- [EXERCISE TASK]: Could the lines from the start of the data through the line with "const yTicks = [0, 5, 10, 15, 20, 25, 30];" be set down exactly, with no pictures among them?

- [INFORMATION SHOWN]:
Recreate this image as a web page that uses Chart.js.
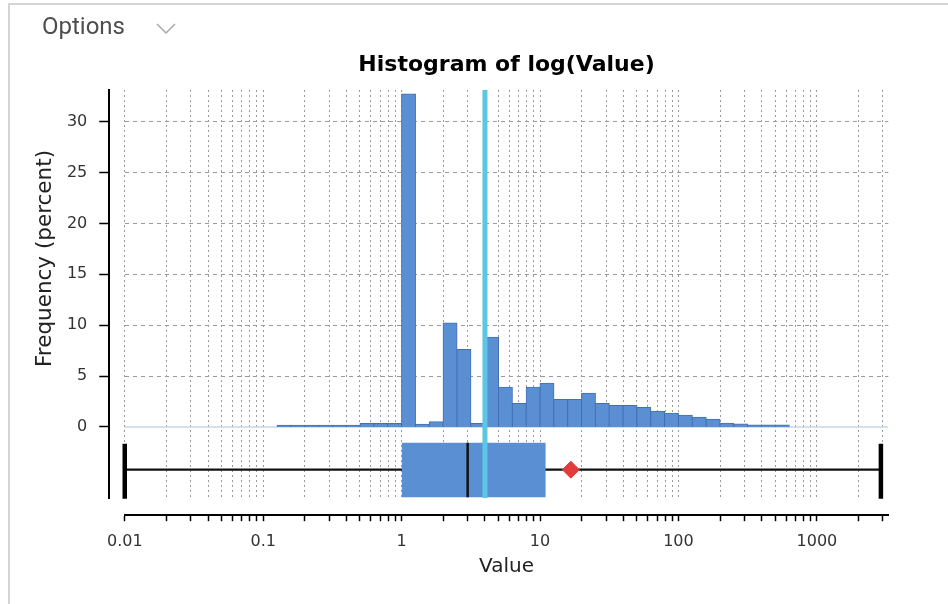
<!DOCTYPE html>
<html>
<head>
<meta charset="utf-8">
<title>Histogram of log(Value)</title>
<script src="https://cdn.jsdelivr.net/npm/chart.js@4.4.1/dist/chart.umd.min.js"></script>
<style>
    body { margin: 0; background: #fff; overflow: hidden; }
    .painel { position: absolute; left: 8px; top: 3px; width: 960px; height: 640px; border: 2px solid #d4d4d4; box-sizing: border-box; }
    .opcoes { position: absolute; left: 42px; top: 12px; font: 24px Roboto, sans-serif; color: #4e4e4e; line-height: 28px; }
    .seta { position: absolute; left: 156px; top: 22px; }
    canvas { position: absolute; left: 0; top: 0; }
</style>
</head>
<body>
<div class="painel"></div>
<canvas id="graficoHistograma" width="948" height="604"></canvas>
<div class="opcoes">Options</div>
<svg class="seta" width="20" height="14"><polyline points="1,2 10,11 19,2" fill="none" stroke="#a8a8a8" stroke-width="1.5"/></svg>

<script>
// classes do histograma: limite inferior em log10, largura 0.1
const BIN_WIDTH = 0.1;
const binLog = [-0.9, -0.8, -0.7, -0.6, -0.5, -0.4, -0.3, -0.2, -0.1,
    0.0, 0.1, 0.2, 0.3, 0.4, 0.5, 0.6, 0.7, 0.8, 0.9,
    1.0, 1.1, 1.2, 1.3, 1.4, 1.5, 1.6, 1.7, 1.8, 1.9,
    2.0, 2.1, 2.2, 2.3, 2.4, 2.5, 2.6, 2.7];
const binPercent = [0.16, 0.16, 0.16, 0.16, 0.16, 0.16, 0.33, 0.33, 0.33,
    32.7, 0.26, 0.52, 10.2, 7.6, 0.33, 8.8, 3.9, 2.3, 3.9,
    4.3, 2.7, 2.7, 3.3, 2.3, 2.1, 2.1, 1.9, 1.55, 1.35,
    1.15, 0.95, 0.75, 0.36, 0.3, 0.2, 0.2, 0.2];

// resumo do boxplot
const whiskerRange = [0.01, 2900];
const quartiles = [1, 3, 11];
const meanValue = 16.7;
const referenceValue = 4;

// eixos
const xDecades = [0.01, 0.1, 1, 10, 100, 1000];
const xTickLabels = ['0.01', '0.1', '1', '10', '100', '1000'];
const yTicks = [0, 5, 10, 15, 20, 25, 30];

const X_MIN = 0.01, X_MAX = 3280;
const Y_MIN = -7, Y_MAX = 33.1;
const BOX_TOP = -1.55, BOX_BOTTOM = -6.9, WHISKER_Y = -4.2;
const CAP_TOP = -1.65, CAP_BOTTOM = -7.05;

const AZUL = '#5b8fd4';

// marcas menores 1..9 de cada década até o fim do eixo
function marcasLog() {
    const valores = [];
    xDecades.forEach(d => {
        for (let k = 1; k <= 9; k++) {
            const v = +(d * k).toPrecision(6);
            if (v <= X_MAX) valores.push(v);
        }
    });
    return valores;
}

// título do eixo y centrado só na parte do histograma (0 até o topo)
const tituloY = {
    id: 'tituloY',
    afterDraw(chart) {
        const { ctx, scales: { y } } = chart;
        const meio = (y.getPixelForValue(0) + y.top) / 2;
        ctx.save();
        ctx.translate(45.5, meio);
        ctx.rotate(-Math.PI / 2);
        ctx.font = '21.5px "DejaVu Sans"';
        ctx.fillStyle = '#222';
        ctx.textAlign = 'center';
        ctx.textBaseline = 'middle';
        ctx.fillText('Frequency (percent)', 0, 0);
        ctx.restore();
    }
};

function linha(pontos, cor, largura, ordem, extra) {
    return Object.assign({
        type: 'line',
        data: pontos,
        borderColor: cor,
        borderWidth: largura,
        pointRadius: 0,
        borderCapStyle: 'butt',
        order: ordem
    }, extra || {});
}

function gerarGrafico() {
    Chart.defaults.font.family = '"DejaVu Sans"';
    const marcas = marcasLog();
    const barras = binLog.map((b, i) => ({ x: Math.pow(10, b + BIN_WIDTH / 2), y: binPercent[i] }));

    new Chart(document.getElementById('graficoHistograma'), {
        type: 'line',
        data: {
            datasets: [
                linha([{ x: X_MIN, y: 0 }, { x: X_MAX, y: 0 }], '#c9d5e8', 1.5, 9),
                {
                    type: 'bar',
                    label: 'Frequency',
                    xAxisID: 'xb',
                    data: barras,
                    backgroundColor: AZUL,
                    borderColor: '#4470b3',
                    borderWidth: 1,
                    inflateAmount: 0.5,
                    barPercentage: 1,
                    categoryPercentage: 1,
                    order: 8
                },
                linha([{ x: whiskerRange[0], y: WHISKER_Y }, { x: whiskerRange[1], y: WHISKER_Y }], '#111', 2.2, 7, { clip: false }),
                linha([{ x: quartiles[0], y: BOX_TOP }, { x: quartiles[2], y: BOX_TOP }], AZUL, 0, 6,
                    { backgroundColor: AZUL, fill: { value: BOX_BOTTOM } }),
                linha([{ x: quartiles[1], y: BOX_TOP }, { x: quartiles[1], y: BOX_BOTTOM }], '#111', 2.5, 5),
                linha([{ x: whiskerRange[0], y: CAP_TOP }, { x: whiskerRange[0], y: CAP_BOTTOM }], '#000', 4.5, 5, { clip: false }),
                linha([{ x: whiskerRange[1], y: CAP_TOP }, { x: whiskerRange[1], y: CAP_BOTTOM }], '#000', 4.5, 5, { clip: false }),
                linha([{ x: referenceValue, y: Y_MIN }, { x: referenceValue, y: Y_MAX }], '#5cc6e4', 5, 2),
                {
                    type: 'line',
                    data: [{ x: meanValue, y: WHISKER_Y }],
                    showLine: false,
                    pointStyle: 'rectRot',
                    pointRadius: 8.5,
                    pointBackgroundColor: '#e23b3b',
                    pointBorderColor: '#e23b3b',
                    pointBorderWidth: 1,
                    clip: false,
                    order: 1
                }
            ]
        },
        options: {
            responsive: false,
            animation: false,
            events: [],
            devicePixelRatio: 1,
            layout: { padding: { left: 54.9, right: 59.7, top: 40, bottom: 24.8 } },
            plugins: {
                legend: { display: false },
                tooltip: { enabled: false },
                title: {
                    display: true,
                    text: 'Histogram of log(Value)',
                    color: '#000',
                    font: { size: 22, weight: 'bold' },
                    padding: { top: 11.8, bottom: 11.8 },
                    fullSize: false
                }
            },
            scales: {
                xb: {
                    type: 'logarithmic',
                    display: false,
                    min: X_MIN, max: X_MAX,
                    bounds: 'data',
                    offset: false,
                    afterBuildTicks: s => { s.ticks = [{ value: X_MIN }, { value: X_MAX }]; }
                },
                xg: {
                    type: 'logarithmic',
                    position: 'bottom',
                    weight: 0,
                    z: 1,
                    min: X_MIN, max: X_MAX,
                    bounds: 'data',
                    offset: false,
                    afterBuildTicks: s => { s.ticks = marcas.map(v => ({ value: v })); },
                    ticks: { display: false },
                    grid: {
                        offset: false,
                        color: '#9a9a9a',
                        lineWidth: 1,
                        drawTicks: true,
                        tickLength: 17,
                        tickColor: 'rgba(0,0,0,0)'
                    },
                    border: { display: false, dash: [2, 3] }
                },
                x: {
                    type: 'logarithmic',
                    position: 'bottom',
                    weight: 1,
                    min: X_MIN, max: X_MAX,
                    bounds: 'data',
                    offset: false,
                    afterBuildTicks: s => { s.ticks = marcas.map(v => ({ value: v })); },
                    ticks: {
                        autoSkip: false,
                        maxRotation: 0,
                        padding: 11,
                        color: '#333',
                        font: { size: 16 },
                        callback: v => {
                            const i = xDecades.indexOf(v);
                            return i >= 0 ? xTickLabels[i] : '';
                        }
                    },
                    grid: {
                        offset: false,
                        drawOnChartArea: false,
                        tickLength: 6,
                        tickColor: '#000',
                        tickWidth: 1.5
                    },
                    border: { display: true, color: '#000', width: 2 },
                    title: {
                        display: true,
                        text: 'Value',
                        color: '#222',
                        font: { size: 20 },
                        padding: { top: -7.2, bottom: 0 }
                    }
                },
                yg: {
                    type: 'linear',
                    position: 'left',
                    weight: 0,
                    min: Y_MIN, max: Y_MAX,
                    afterBuildTicks: s => { s.ticks = yTicks.filter(v => v > 0).map(v => ({ value: v })); },
                    ticks: { display: false },
                    grid: {
                        color: '#9a9a9a',
                        lineWidth: 1,
                        drawTicks: true,
                        tickLength: 15.5,
                        tickColor: 'rgba(0,0,0,0)'
                    },
                    border: { display: false, dash: [4, 4] }
                },
                y: {
                    type: 'linear',
                    position: 'left',
                    weight: 1,
                    min: Y_MIN, max: Y_MAX,
                    afterBuildTicks: s => { s.ticks = yTicks.map(v => ({ value: v })); },
                    ticks: { padding: 12, color: '#333', font: { size: 16 } },
                    grid: {
                        drawOnChartArea: false,
                        tickLength: 10,
                        tickColor: '#000',
                        tickWidth: 1.5
                    },
                    border: { display: true, color: '#000', width: 2 }
                }
            }
        },
        plugins: [tituloY]
    });
}

document.addEventListener('DOMContentLoaded', gerarGrafico);
</script>
</body>
</html>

- [TASK RESULT]:
Recreate this image as a web page that uses Chart.js.
<!DOCTYPE html>
<html>
<head>
<meta charset="utf-8">
<title>Histogram of log(Value)</title>
<script src="https://cdn.jsdelivr.net/npm/chart.js@4.4.1/dist/chart.umd.min.js"></script>
<style>
    body { margin: 0; background: #fff; overflow: hidden; }
    .painel { position: absolute; left: 8px; top: 3px; width: 960px; height: 640px; border: 2px solid #d4d4d4; box-sizing: border-box; }
    .opcoes { position: absolute; left: 42px; top: 12px; font: 24px Roboto, sans-serif; color: #4e4e4e; line-height: 28px; }
    .seta { position: absolute; left: 156px; top: 22px; }
    canvas { position: absolute; left: 0; top: 0; }
</style>
</head>
<body>
<div class="painel"></div>
<canvas id="graficoHistograma" width="948" height="604"></canvas>
<div class="opcoes">Options</div>
<svg class="seta" width="20" height="14"><polyline points="1,2 10,11 19,2" fill="none" stroke="#a8a8a8" stroke-width="1.5"/></svg>

<script>
// classes do histograma: limite inferior em log10, largura 0.1
const BIN_WIDTH = 0.1;
const binLog = [-0.9, -0.8, -0.7, -0.6, -0.5, -0.4, -0.3, -0.2, -0.1,
    0.0, 0.1, 0.2, 0.3, 0.4, 0.5, 0.6, 0.7, 0.8, 0.9,
    1.0, 1.1, 1.2, 1.3, 1.4, 1.5, 1.6, 1.7, 1.8, 1.9,
    2.0, 2.1, 2.2, 2.3, 2.4, 2.5, 2.6, 2.7];
const binPercent = [0.16, 0.16, 0.16, 0.16, 0.16, 0.16, 0.33, 0.33, 0.33,
    32.7, 0.26, 0.52, 10.2, 7.6, 0.33, 8.8, 3.9, 2.3, 3.9,
    4.3, 2.7, 2.7, 3.3, 2.3, 2.1, 2.1, 1.9, 1.55, 1.35,
    1.15, 0.95, 0.75, 0.36, 0.3, 0.2, 0.2, 0.2];

// resumo do boxplot
const whiskerRange = [0.01, 2900];
const quartiles = [1, 3, 11];
const meanValue = 16.7;
const referenceValue = 4;

// eixos
const xDecades = [0.01, 0.1, 1, 10, 100, 1000];
const xTickLabels = ['0.01', '0.1', '1', '10', '100', '1000'];
const yTicks = [0, 5, 10, 15, 20, 25, 30];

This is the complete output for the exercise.